I hate referring to Bill Buckner by name in reviewing this game. The error was so overrated. When I went to bed that night crying (and I did) I was thinking about the wild pitch Bob Stanley uncorked. (Or should it have been a passed ball on Rich Gedman’s ledger?) The game was already tied when Buckner made the error. Buckner’s miscue was just the last mistake in a series of disastrous moves by manager John McNamara. But, sadly, the image of the ball going through Buckner’s legs symbolized the Red Sox… until Dave Roberts stole second base.

Kirk Gibson’s home run
Game One, 1988 World Series – October 15, 1988 – Dodgers 5, Athletics 4

The funny thing about Game One of the 1988 World Series was it was already an entertaining game with many memorable moments before Kirk Gibson hobbled to the plate. There were exchanged bean balls in the first inning. Mickey Hatcher homered in the first (matching his entire regular-season output) and his sprint around the bases was nothing short of hilarious. Then Jose Canseco hit a grand slam, the first of his season, that ricocheted off the center field camera. It was good, fun baseball. But then came the Kirk Gibson home run that was so surreal that I nearly cry every time I see it.

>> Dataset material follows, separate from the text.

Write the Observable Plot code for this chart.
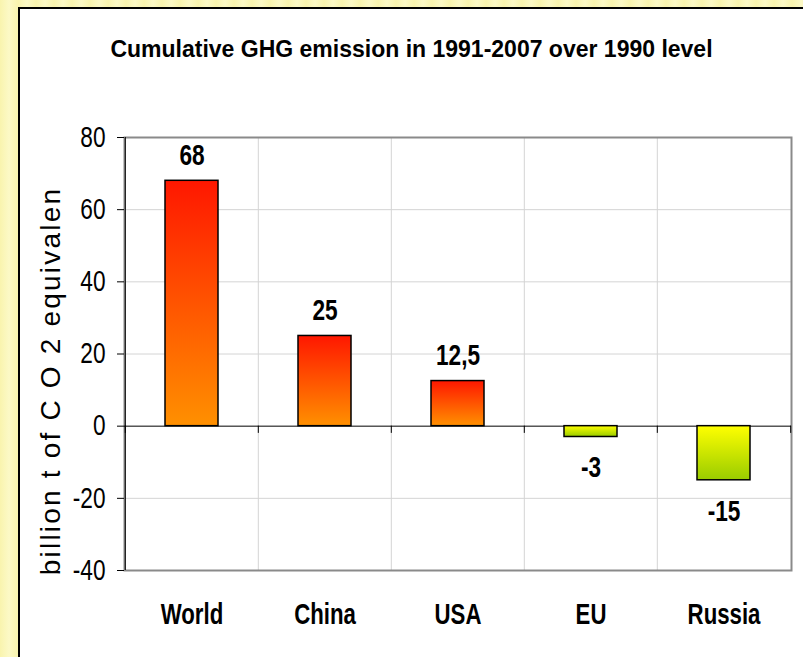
<!DOCTYPE html>
<html>
<head>
<meta charset="utf-8">
<script src="https://cdn.jsdelivr.net/npm/d3@7"></script>
<script src="https://cdn.jsdelivr.net/npm/@observablehq/plot@0.6"></script>
<style>
  html, body { margin: 0; padding: 0; width: 803px; height: 657px; overflow: hidden; }
  body { background: repeating-linear-gradient(90deg, #f9f4ae 0px, #fcf9c6 9px, #f9f4ae 18px); position: relative; }
  #panel { position: absolute; left: 18px; top: 7px; width: 785px; height: 650px; background: #fff;
           border-left: 2px solid #000; border-top: 2px solid #000; box-sizing: border-box; }
  #title { position: absolute; left: 0; width: 783px; top: 29px; text-align: center;
           font-family: "Liberation Sans", Arial, sans-serif; font-weight: bold; font-size: 23px; line-height: 1; }
  #chart { position: absolute; left: 0; top: 91px; }
</style>
</head>
<body>
<div id="panel">
  <div id="title">Cumulative GHG emission in 1991-2007 over 1990 level</div>
  <div id="chart"></div>
</div>
<script>
const categories = ["World", "China", "USA", "EU", "Russia"];
const values = [68, 25, 12.5, -3, -15];
const valueLabels = ["68", "25", "12,5", "-3", "-15"];
const yTicks = [-40, -20, 0, 20, 40, 60, 80];
const yGrid = [-20, 20, 40, 60];
const yLabel = "billion t of C O 2 equivalen";

const data = categories.map((c, i) => ({category: c, value: values[i], label: valueLabels[i]}));
const pos = data.filter(d => d.value >= 0);
const neg = data.filter(d => d.value < 0);

const W = 783, H = 557, ML = 104, MR = 12, MT = 37, MB = 87;
const step = (W - ML - MR) / categories.length;
const font = "'Liberation Sans', Arial, sans-serif";

const gradients = () => {
  const defs = d3.create("svg:defs");
  const g1 = defs.append("linearGradient").attr("id", "gpos").attr("x1", 0).attr("y1", 0).attr("x2", 0).attr("y2", 1);
  g1.append("stop").attr("offset", "0%").attr("stop-color", "#ff1700");
  g1.append("stop").attr("offset", "100%").attr("stop-color", "#ff9000");
  const g2 = defs.append("linearGradient").attr("id", "gneg").attr("x1", 0).attr("y1", 0).attr("x2", 0).attr("y2", 1);
  g2.append("stop").attr("offset", "0%").attr("stop-color", "#ffff00");
  g2.append("stop").attr("offset", "100%").attr("stop-color", "#99cc00");
  return defs.node();
};

const chart = Plot.plot({
  width: W, height: H,
  marginLeft: ML, marginRight: MR, marginTop: MT, marginBottom: MB,
  style: {fontFamily: font, background: "transparent", color: "#000"},
  x: {domain: categories, paddingInner: 0.6, paddingOuter: 0.3},
  y: {domain: [-40, 80]},
  marks: [
    gradients,
    Plot.ruleY(yGrid, {stroke: "#d4d4d4", strokeWidth: 1}),
    Plot.ruleX(categories, {x: d => d, dx: -step / 2, stroke: "#d4d4d4", strokeWidth: 1}),
    Plot.frame({stroke: "#8a8a8a", strokeWidth: 2}),
    Plot.ruleX([categories[0]], {x: d => d, dx: -step / 2, stroke: "#000", strokeWidth: 1}),
    Plot.ruleY([0], {stroke: "#000", strokeWidth: 1}),
    Plot.ruleX(categories, {x: d => d, dx: -step / 2, y1: 0, y2: -2, stroke: "#000", strokeWidth: 1}),
    Plot.ruleX([categories[categories.length - 1]], {x: d => d, dx: step / 2, y1: 0, y2: -2, stroke: "#000", strokeWidth: 1}),
    Plot.barY(pos, {x: "category", y: "value", fill: "url(#gpos)", stroke: "#000", strokeWidth: 1.5}),
    Plot.barY(neg, {x: "category", y: "value", fill: "url(#gneg)", stroke: "#000", strokeWidth: 1.5}),
    Plot.text(pos, {x: "category", y: "value", text: "label", dy: -25, fontSize: 29, fontWeight: "bold", fill: "#000"}),
    Plot.text(neg, {x: "category", y: "value", text: "label", dy: 31, fontSize: 29, fontWeight: "bold", fill: "#000"}),
    Plot.axisY(yTicks, {tickSize: 7, tickPadding: 12, fontSize: 29, tickFormat: d => String(d), label: null}),
    Plot.axisX({tickSize: 0, tickPadding: 32, fontSize: 30, fontWeight: "bold", label: null}),
    Plot.text([yLabel], {frameAnchor: "left", textAnchor: "middle", rotate: -90, dx: -73, dy: 27, fontSize: 28,
      fill: "#000"})
  ]
});
document.getElementById("chart").appendChild(chart);

// Emulate the condensed (narrow) face of the original with horizontal glyph compression,
// and the spaced-out axis title.
d3.select(chart).selectAll("text").each(function () {
  const t = this.textContent;
  if (t === yLabel) { this.style.letterSpacing = "2.2px"; return; }
  const len = this.getComputedTextLength();
  if (!(len > 0)) return;
  const factor = categories.includes(t) ? 0.74 : 0.78;
  this.setAttribute("textLength", (len * factor).toFixed(1));
  this.setAttribute("lengthAdjust", "spacingAndGlyphs");
});
</script>
</body>
</html>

And those are just the massive highlights. Each postseason (including 1987) had games that normally would be considered the brilliant October highlight. They were simply outshone by those epic moments.

Don’t believe me? Well take a look at these games, series, performances and series-clinching heroics that may not have been as legendary as Buckner and Gibson, yet had our hairs standing on end when they happened…

The entire heart-stopping 1985 ALCS

OK, maybe the first game was boring. But the rest of the series between the Toronto Blue Jays and the Kansas City Royals was an underrated classic. Game Two saw Pat Sheridan hit a game-tying homer in the 9th for Kansas City, which took the lead in the 10th, only to give up two in the bottom of the 10th to blow it. Game Three saw the Royals survive a five-run inning by the Blue Jays. Toronto scored three in the 9th to win Game Four. Danny Jackson saved the Royals season in Game Five. The Blue Jays had the pennant-winning run at the plate in Game Six but couldn’t win, and the Royals pulled off the win in Game Seven. Bet you didn’t remember how good that series was!

Jack Clark’s homer
Game Six, 1985 NLCS – October 16, 1985 – Cardinals 7, Dodgers 5

Mike Marshall was going to be the hero for the Dodgers. He hit a solo shot in the bottom of the 8th inning to give LA the lead and set up a seventh game. But Tom Neidenfuer, who had already thrown 1 2/3 innings, let two runners on. With first base open and two outs, Tom Lasorda let Niedenfuer pitch to Jack Clark. He crushed the first pitch he saw into the left field stands for a go ahead and eventual pennant-winning homer. Niedenfuer’s career was never the same.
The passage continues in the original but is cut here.